— start of MATERIAL FOR THIS TASK —

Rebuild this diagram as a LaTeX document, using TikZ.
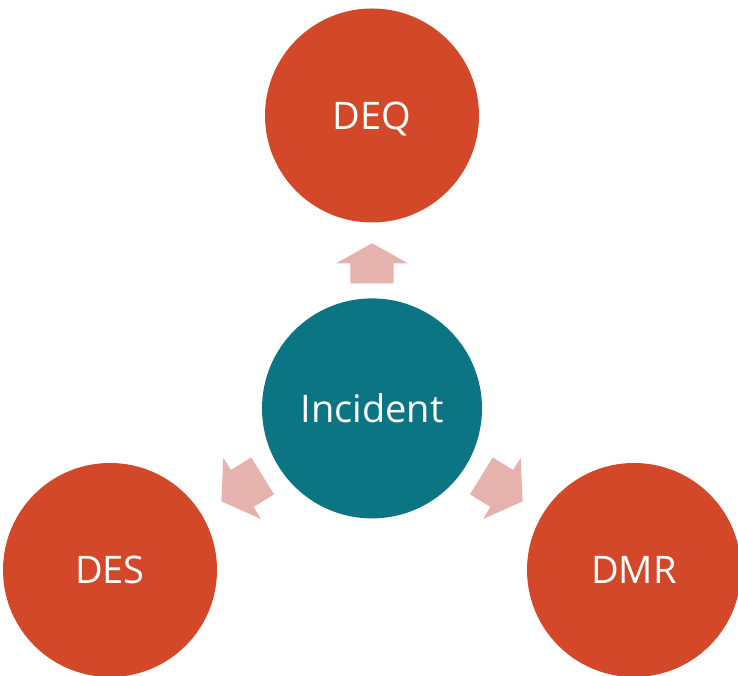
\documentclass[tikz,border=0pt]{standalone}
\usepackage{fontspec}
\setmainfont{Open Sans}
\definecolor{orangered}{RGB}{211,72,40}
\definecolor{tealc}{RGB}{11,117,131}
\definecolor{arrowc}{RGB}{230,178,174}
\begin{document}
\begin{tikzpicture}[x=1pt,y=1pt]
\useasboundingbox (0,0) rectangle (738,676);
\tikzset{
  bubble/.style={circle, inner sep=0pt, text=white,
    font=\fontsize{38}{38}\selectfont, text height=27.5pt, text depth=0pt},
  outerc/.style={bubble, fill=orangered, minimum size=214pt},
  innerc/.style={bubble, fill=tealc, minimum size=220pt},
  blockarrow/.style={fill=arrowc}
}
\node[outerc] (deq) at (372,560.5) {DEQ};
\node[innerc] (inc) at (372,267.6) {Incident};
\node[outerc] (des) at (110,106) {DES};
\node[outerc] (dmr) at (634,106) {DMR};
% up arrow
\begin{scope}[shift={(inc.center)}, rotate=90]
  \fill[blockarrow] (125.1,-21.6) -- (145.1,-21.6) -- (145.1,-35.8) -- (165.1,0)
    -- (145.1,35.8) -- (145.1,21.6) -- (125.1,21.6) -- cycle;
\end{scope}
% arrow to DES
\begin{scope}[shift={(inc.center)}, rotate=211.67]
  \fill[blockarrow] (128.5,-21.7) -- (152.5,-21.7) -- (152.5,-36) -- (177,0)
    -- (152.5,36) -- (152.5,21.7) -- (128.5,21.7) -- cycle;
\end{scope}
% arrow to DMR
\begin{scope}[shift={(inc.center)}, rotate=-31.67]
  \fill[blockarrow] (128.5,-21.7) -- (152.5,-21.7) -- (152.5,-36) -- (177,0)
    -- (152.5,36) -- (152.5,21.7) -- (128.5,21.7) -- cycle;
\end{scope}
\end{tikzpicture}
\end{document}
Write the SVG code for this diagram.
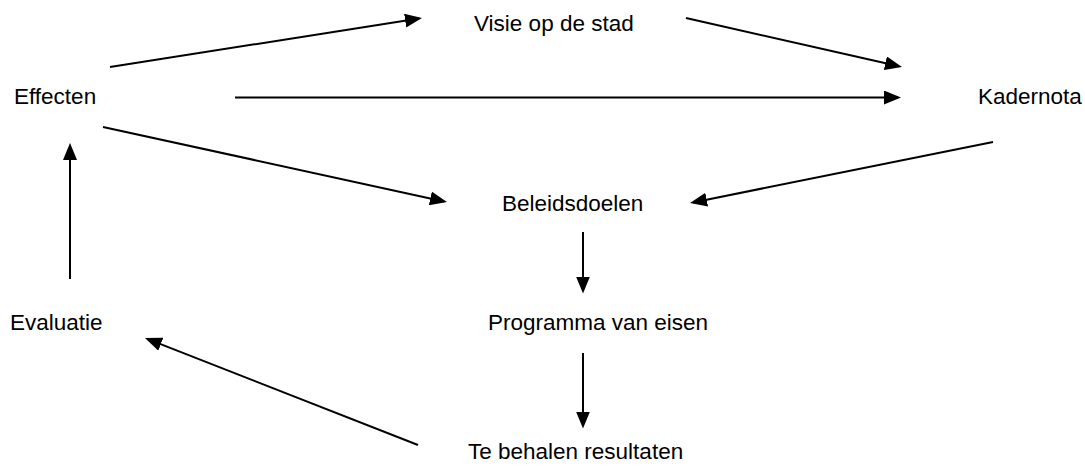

— end of MATERIAL FOR THIS TASK —

§ WHAT THE EXERCISE ASKS:
A faithful copy of the records above is needed, with the pictures left out.

§ WRITTEN RESPONSE:
Rebuild this diagram as a LaTeX document, using TikZ.
\documentclass[tikz,border=0pt]{standalone}
\usepackage{fontspec}
\setmainfont{Open Sans}
\definecolor{orangered}{RGB}{211,72,40}
\definecolor{tealc}{RGB}{11,117,131}
\definecolor{arrowc}{RGB}{230,178,174}
\begin{document}
\begin{tikzpicture}[x=1pt,y=1pt]
\useasboundingbox (0,0) rectangle (738,676);
\tikzset{
  bubble/.style={circle, inner sep=0pt, text=white,
    font=\fontsize{38}{38}\selectfont, text height=27.5pt, text depth=0pt},
  outerc/.style={bubble, fill=orangered, minimum size=214pt},
  innerc/.style={bubble, fill=tealc, minimum size=220pt},
  blockarrow/.style={fill=arrowc}
}
\node[outerc] (deq) at (372,560.5) {DEQ};
\node[innerc] (inc) at (372,267.6) {Incident};
\node[outerc] (des) at (110,106) {DES};
\node[outerc] (dmr) at (634,106) {DMR};
% up arrow
\begin{scope}[shift={(inc.center)}, rotate=90]
  \fill[blockarrow] (125.1,-21.6) -- (145.1,-21.6) -- (145.1,-35.8) -- (165.1,0)
    -- (145.1,35.8) -- (145.1,21.6) -- (125.1,21.6) -- cycle;
\end{scope}
% arrow to DES
\begin{scope}[shift={(inc.center)}, rotate=211.67]
  \fill[blockarrow] (128.5,-21.7) -- (152.5,-21.7) -- (152.5,-36) -- (177,0)
    -- (152.5,36) -- (152.5,21.7) -- (128.5,21.7) -- cycle;
\end{scope}
% arrow to DMR
\begin{scope}[shift={(inc.center)}, rotate=-31.67]
  \fill[blockarrow] (128.5,-21.7) -- (152.5,-21.7) -- (152.5,-36) -- (177,0)
    -- (152.5,36) -- (152.5,21.7) -- (128.5,21.7) -- cycle;
\end{scope}
\end{tikzpicture}
\end{document}
Write the SVG code for this diagram.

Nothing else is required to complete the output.